Given the root of a binary tree, invert the tree (mirror it), and return its root.
Input: root = [4,2,7,1,3,6,9]
Output: [4,7,2,9,6,3,1]
Input: root = [2,1,3]
Output: [2,3,1]
Input: root = []
Output: []
Constraints:
- 0 <= Number of nodes <= 100
- -100 <= Node.val <= 100
Contents
- Solution 1 — Recursive DFS
- Solution 2 — Iterative BFS
- Complexity Analysis
Recursive DFS
To invert a tree: swap the left and right children of the current node, then recursively invert each subtree.
public TreeNode invertTree(TreeNode root) {
if (root == null) return null;
// Swap left and right children
TreeNode temp = root.left;
root.left = root.right;
root.right = temp;
// Recursively invert subtrees
invertTree(root.left);
invertTree(root.right);
return root;
}
Iterative BFS
Use a queue to process nodes level by level; swap children at each node.

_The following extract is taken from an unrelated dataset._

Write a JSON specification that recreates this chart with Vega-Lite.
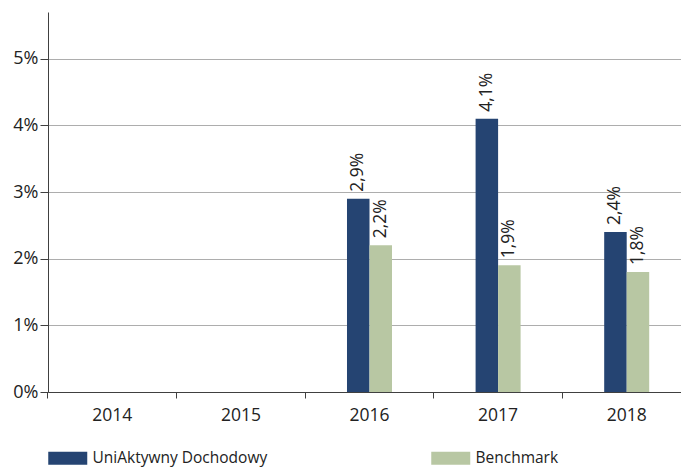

public TreeNode invertTree(TreeNode root) {
if (root == null) return null;
Queue<TreeNode> queue = new LinkedList<>();
queue.offer(root);
while (!queue.isEmpty()) {
TreeNode node = queue.poll();
// Swap children
TreeNode temp = node.left;
node.left = node.right;
node.right = temp;
if (node.left != null) queue.offer(node.left);
if (node.right != null) queue.offer(node.right);
}
return root;
}
- Time: O(n) — every node is visited exactly once.
- Space: O(h) recursive call stack / O(n) BFS queue.